Pharmaceutical drug addiction causing massive increase in crime

by Ethan A. Huff, staff writer

(NaturalNews) It used to be that thieves targeted wealthy homes filled with expensive things like jewelry to rob, but according to officials, a new kind of thief is on the loose: the pharmaceutical drug addict. They say prescription drugs like opiate painkillers are responsible for causing a widespread increase in crime against sick and elderly people whose medicine cabinets are loaded with legal narcotics.

The problem has gotten so out of control that the Drug Enforcement Administration (DEA) recently held a nationwide drug take-back day in which citizens were encouraged to take their old and unused pharmaceutical drugs to one of 4,000 drop-off points to be properly disposed of.
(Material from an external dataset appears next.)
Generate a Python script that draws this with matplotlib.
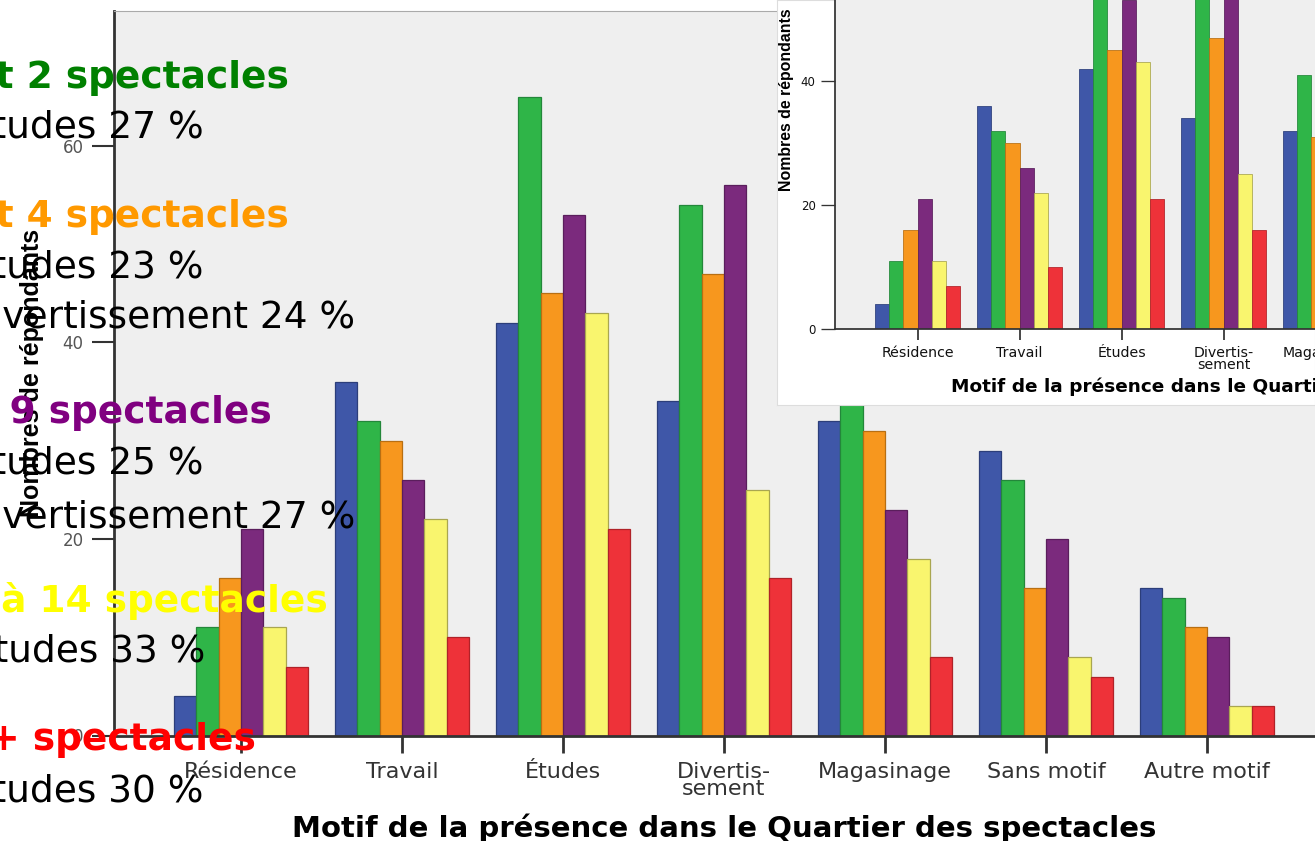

"We're seeing people desperately and aggressively trying to get their hands on these pills," Janet T. Mills, the attorney general in Maine, is cited as saying in a recent New York Times piece. "Home invasions, robberies, assaults, homicides, thefts -- all kinds of crimes are being linked to prescription drugs."
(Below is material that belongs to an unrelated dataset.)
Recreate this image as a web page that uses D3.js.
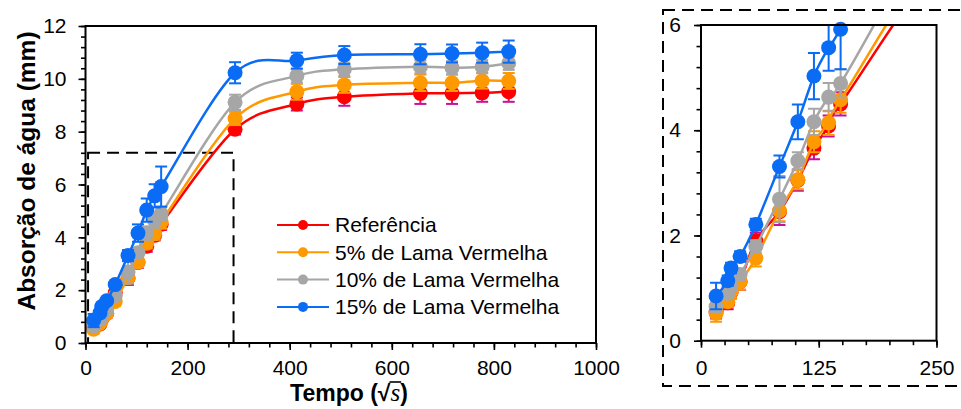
<!DOCTYPE html>
<html>
<head>
<meta charset="utf-8">
<script src="https://cdn.jsdelivr.net/npm/d3@7"></script>
<style>
  body { margin: 0; background: #fff; }
  svg { display: block; }
  text { font-family: "Liberation Sans", Arial, sans-serif; fill: #000; }
</style>
</head>
<body>
<svg id="chart" width="961" height="409"></svg>
<script>
// Time in √s for each reading
const times = [16, 28.4, 31.9, 41.5, 58.2, 83.3, 102.8, 119.9, 135.5, 148.2,
               293, 414, 507, 656, 718, 777, 829];

// Water absorption (mm) per mix
const referencia = [0.55, 0.72, 0.92, 1.12, 1.90, 2.45, 3.05, 3.66, 4.08, 4.50,
                    8.09, 9.05, 9.32, 9.45, 9.45, 9.47, 9.51];
const lama5  = [0.52, 0.74, 0.93, 1.12, 1.57, 2.47, 3.06, 3.78, 4.14, 4.58,
                8.50, 9.51, 9.77, 9.85, 9.85, 9.93, 9.92];
const lama10 = [0.65, 0.90, 1.06, 1.26, 1.79, 2.69, 3.42, 4.16, 4.63, 4.89,
                9.11, 10.11, 10.36, 10.46, 10.42, 10.46, 10.59];
const lama15 = [0.85, 1.14, 1.38, 1.60, 2.21, 3.31, 4.16, 5.03, 5.57, 5.92,
                10.23, 10.69, 10.90, 10.93, 10.96, 10.99, 11.03];

// Standard deviations (mm)
const errReferencia = [0.13, 0.12, 0.12, 0.15, 0.15, 0.25, 0.20, 0.21, 0.20, 0.22,
                       0.20, 0.25, 0.34, 0.40, 0.40, 0.34, 0.38];
const errLama5  = [0.16, 0.10, 0.12, 0.15, 0.16, 0.20, 0.18, 0.20, 0.23, 0.25,
                   0.25, 0.30, 0.30, 0.31, 0.31, 0.30, 0.30];
const errLama10 = [0.12, 0.10, 0.10, 0.10, 0.12, 0.44, 0.16, 0.25, 0.27, 0.27,
                   0.29, 0.25, 0.25, 0.25, 0.25, 0.25, 0.25];
const errLama15 = [0.25, 0.10, 0.10, 0.10, 0.11, 0.21, 0.33, 0.44, 0.44, 0.76,
                   0.40, 0.30, 0.34, 0.38, 0.34, 0.38, 0.42];

const seriesNames = ["Referência", "5% de Lama Vermelha", "10% de Lama Vermelha", "15% de Lama Vermelha"];

// Axis ticks
const mainXTicks = [0, 200, 400, 600, 800, 1000];
const mainYTicks = [0, 2, 4, 6, 8, 10, 12];
const insetXTicks = [0, 125, 250];
const insetYTicks = [0, 2, 4, 6];

// Region of the main chart that the detail panel enlarges
const zoomX = [5, 290];
const zoomY = [0, 7.2];

const series = [
  { name: seriesNames[0], values: referencia, err: errReferencia, color: "#ff0000", errColor: "#c8109a" },
  { name: seriesNames[1], values: lama5,      err: errLama5,      color: "#ff9900", errColor: "#ff9900" },
  { name: seriesNames[2], values: lama10,     err: errLama10,     color: "#a6a6a6", errColor: "#a6a6a6" },
  { name: seriesNames[3], values: lama15,     err: errLama15,     color: "#0a6cf5", errColor: "#0a6cf5" }
];

const svg = d3.select("#chart");
const FONT = 21;

// ---------- helpers ----------
function drawAxes(g, x, y, xMajor, xMinorStep, yMajor, yMinorStep, opts) {
  const [x0, x1] = x.range();
  const [y0, y1] = y.range();
  const xd = x.domain(), yd = y.domain();
  const xMinor = d3.range(0, Math.round((xd[1] - xd[0]) / xMinorStep) + 1).map(i => xd[0] + i * xMinorStep);
  const yMinor = d3.range(0, Math.round((yd[1] - yd[0]) / yMinorStep) + 1).map(i => yd[0] + i * yMinorStep);

  const style = sel => {
    sel.select(".domain").remove();
    sel.selectAll(".tick line").attr("stroke", "#000").attr("stroke-width", 1.6);
    sel.selectAll(".tick text").attr("font-size", FONT).attr("font-family", "Liberation Sans, Arial, sans-serif").attr("fill", "#000");
  };

  g.append("g").attr("transform", `translate(0,${y0})`)
    .call(d3.axisBottom(x).tickValues(xMinor).tickSize(4.5).tickFormat("")).call(style);
  g.append("g").attr("transform", `translate(0,${y0})`)
    .call(d3.axisBottom(x).tickValues(xMajor).tickSize(7).tickPadding(opts.xPad).tickFormat(d3.format("d"))).call(style);
  g.append("g").attr("transform", `translate(${x0},0)`)
    .call(d3.axisLeft(y).tickValues(yMinor).tickSize(4.5).tickFormat("")).call(style);
  g.append("g").attr("transform", `translate(${x0},0)`)
    .call(d3.axisLeft(y).tickValues(yMajor).tickSize(7).tickPadding(opts.yPad).tickFormat(d3.format("d"))).call(style);

  g.append("rect")
    .attr("x", x0).attr("y", y1).attr("width", x1 - x0).attr("height", y0 - y1)
    .attr("fill", "none").attr("stroke", "#000").attr("stroke-width", 2);
}

function drawSeries(g, x, y, s, opts) {
  const pts = times.map((t, i) => ({ t, v: s.values[i], e: s.err[i] }));
  const shown = pts.filter(p => p.t <= x.domain()[1]);
  const line = d3.line().x(p => x(p.t)).y(p => y(p.v)).curve(d3.curveCardinal.tension(0));

  const clipped = g.append("g").attr("clip-path", opts.clip ? `url(#${opts.clip})` : null);
  clipped.append("path").datum(pts)
    .attr("d", line).attr("fill", "none")
    .attr("stroke", s.color).attr("stroke-width", 2.5);

  const eb = clipped.append("g").attr("stroke", s.errColor).attr("stroke-width", 2);
  shown.forEach(p => {
    const xc = x(p.t), yt = y(p.v + p.e), yb = y(p.v - p.e);
    eb.append("line").attr("x1", xc).attr("x2", xc).attr("y1", yt).attr("y2", yb);
    eb.append("line").attr("x1", xc - 6).attr("x2", xc + 6).attr("y1", yt).attr("y2", yt);
    eb.append("line").attr("x1", xc - 6).attr("x2", xc + 6).attr("y1", yb).attr("y2", yb);
  });

  g.append("g").selectAll("circle").data(shown).join("circle")
    .attr("cx", p => x(p.t)).attr("cy", p => y(p.v)).attr("r", 7.5)
    .attr("fill", s.color);
}

// ---------- main chart ----------
const xMain = d3.scaleLinear().domain([0, 1000]).range([85.5, 596]);
const yMain = d3.scaleLinear().domain([0, 12]).range([343, 26]);
const gMain = svg.append("g");

// dashed outline of the enlarged window
gMain.append("rect")
  .attr("x", xMain(zoomX[0])).attr("y", yMain(zoomY[1]))
  .attr("width", xMain(zoomX[1]) - xMain(zoomX[0]))
  .attr("height", yMain(zoomY[0]) - yMain(zoomY[1]))
  .attr("fill", "none").attr("stroke", "#000").attr("stroke-width", 2)
  .attr("stroke-dasharray", "12 7");

series.forEach(s => drawSeries(gMain, xMain, yMain, s, {}));
drawAxes(gMain, xMain, yMain, mainXTicks, 40, mainYTicks, 0.4, { xPad: 10, yPad: 12 });

// legend
const legend = gMain.append("g");
series.forEach((s, i) => {
  const cy = 225 + i * 27.3;
  legend.append("line").attr("x1", 277).attr("x2", 329).attr("y1", cy).attr("y2", cy)
    .attr("stroke", s.color).attr("stroke-width", 2);
  legend.append("circle").attr("cx", 303).attr("cy", cy).attr("r", 5).attr("fill", s.color);
  legend.append("text").attr("x", 335).attr("y", cy).attr("dy", "0.35em")
    .attr("font-size", FONT).text(s.name);
});

// axis titles
svg.append("text")
  .attr("transform", "translate(35,171) rotate(-90)")
  .attr("text-anchor", "middle").attr("font-size", 24.5).attr("font-weight", "bold")
  .text("Absorção de água (mm)");

const xTitle = svg.append("text")
  .attr("x", 349).attr("y", 401).attr("text-anchor", "middle")
  .attr("font-size", 23).attr("font-weight", "bold");
xTitle.append("tspan").text("Tempo (");
xTitle.append("tspan").text("√");
xTitle.append("tspan").attr("font-family", "Liberation Serif, serif").attr("font-style", "italic")
  .attr("font-weight", "normal").attr("font-size", 25).text("s");
xTitle.append("tspan").text(")");
{
  // vinculum over the radicand
  const node = xTitle.node();
  const root = node.getExtentOfChar(7);
  const rad = node.getExtentOfChar(8);
  svg.append("line")
    .attr("x1", root.x + root.width - 1).attr("x2", rad.x + rad.width + 1)
    .attr("y1", root.y + 2).attr("y2", root.y + 2)
    .attr("stroke", "#000").attr("stroke-width", 1.6);
}

// ---------- detail panel ----------
const xIn = d3.scaleLinear().domain([0, 250]).range([701, 936.5]);
const yIn = d3.scaleLinear().domain([0, 6]).range([340.7, 25]);
const gIn = svg.append("g");

svg.append("defs").append("clipPath").attr("id", "insetClip")
  .append("rect").attr("x", xIn(0)).attr("y", yIn(6))
  .attr("width", xIn(250) - xIn(0)).attr("height", yIn(0) - yIn(6));

gIn.append("rect")
  .attr("x", 663).attr("y", 10).attr("width", 320).attr("height", 376)
  .attr("fill", "none").attr("stroke", "#000").attr("stroke-width", 2)
  .attr("stroke-dasharray", "12 7");

series.forEach(s => drawSeries(gIn, xIn, yIn, s, { clip: "insetClip" }));
drawAxes(gIn, xIn, yIn, insetXTicks, 25, insetYTicks, 0.4, { xPad: 12, yPad: 13 });
</script>
</body>
</html>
According to recent reports, a masked man forcibly entered the home of a 77-year-old Maine woman and proceeded to knock her to the ground, stealing her Oxycontin pills at knifepoint. And in Massachusetts, a similar event took place when three armed men broke into a home, tied up the owner's hands and feet with duct tape, and ravaged the home in search of Oxycontin.

Desperate addicts have even gone so far as to pose as potential home buyers at open houses, where they proceed to the nearest medicine cabinet to snatch whatever they can find.
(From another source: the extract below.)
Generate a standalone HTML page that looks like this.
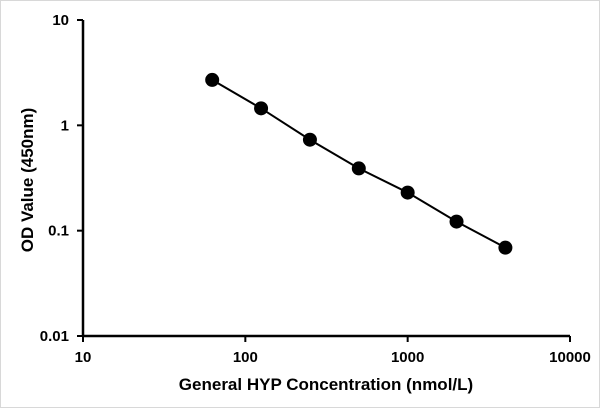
<!DOCTYPE html>
<html><head><meta charset="utf-8"><style>
body{margin:0;background:#fff}
svg{display:block;font-family:"Liberation Sans",sans-serif;font-weight:bold}
</style></head><body>
<svg width="600" height="408">
<rect x="0.5" y="0.5" width="599" height="407" fill="#fff" stroke="#d8d8d8"/>
<g id="axes"></g><g id="series"></g>
<text x="0" y="0" transform="translate(33,180) rotate(-90)" text-anchor="middle" font-size="17">OD Value (450nm)</text>
<text x="326" y="390" text-anchor="middle" font-size="17">General HYP Concentration (nmol/L)</text>
</svg>
<script>
const concentrations=[62.5,125,250,500,1000,2000,4000];
const odValues=[2.7,1.45,0.73,0.39,0.23,0.122,0.069];
const xTicks=[10,100,1000,10000];
const xTickLabels=["10","100","1000","10000"];
const yTicks=[0.01,0.1,1,10];
const yTickLabels=["0.01","0.1","1","10"];
const NS="http://www.w3.org/2000/svg";
const X0=83,X1=570,Y0=336,Y1=20;
const x=v=>X0+(Math.log10(v)-1)/3*(X1-X0);
const y=v=>Y0-(Math.log10(v)+2)/3*(Y0-Y1);
function mk(t,a,p){const e=document.createElementNS(NS,t);for(const k in a)e.setAttribute(k,a[k]);p.appendChild(e);return e;}
const ax=document.getElementById('axes'),se=document.getElementById('series');
let l=mk('line',{x1:X0,y1:Y0,x2:X1,y2:Y0,stroke:'#000','stroke-width':2.5},ax);


l=mk('line',{x1:X0,y1:Y0,x2:X0,y2:Y1,stroke:'#000','stroke-width':2.5},ax);


xTicks.forEach((v,i)=>{
 const t=mk('line',{x1:x(v),y1:Y0,x2:x(v),y2:Y0+6,stroke:'#000','stroke-width':2},ax);
 
 
 const s=mk('text',{x:x(v),y:Y0+26,'text-anchor':'middle','font-size':15},ax);s.textContent=xTickLabels[i];
 
 
});
yTicks.forEach((v,i)=>{
 const t=mk('line',{x1:X0-6,y1:y(v),x2:X0,y2:y(v),stroke:'#000','stroke-width':2},ax);
 
 
 const s=mk('text',{x:X0-14,y:y(v)+5,'text-anchor':'end','font-size':15},ax);s.textContent=yTickLabels[i];
 
 
});
const p=mk('polyline',{points:concentrations.map((c,i)=>x(c)+','+y(odValues[i])).join(' '),fill:'none',stroke:'#000','stroke-width':2},se);


concentrations.forEach((c,i)=>{
 const d=mk('circle',{cx:x(c),cy:y(odValues[i]),r:7,fill:'#000'},se);
 
 
});
</script>
</body></html>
"One will distract the realtor while the other goes and trifles through the medicine cabinet looking for pain medication," explained Matthew Murphy, assistant special agent in charge of the DEA's New England field division in Boston.

Officials are urging members of the public to properly dispose of any expired, unused or unneeded medicines as soon as possible to avoid becoming victims of pharmaceutical crimes.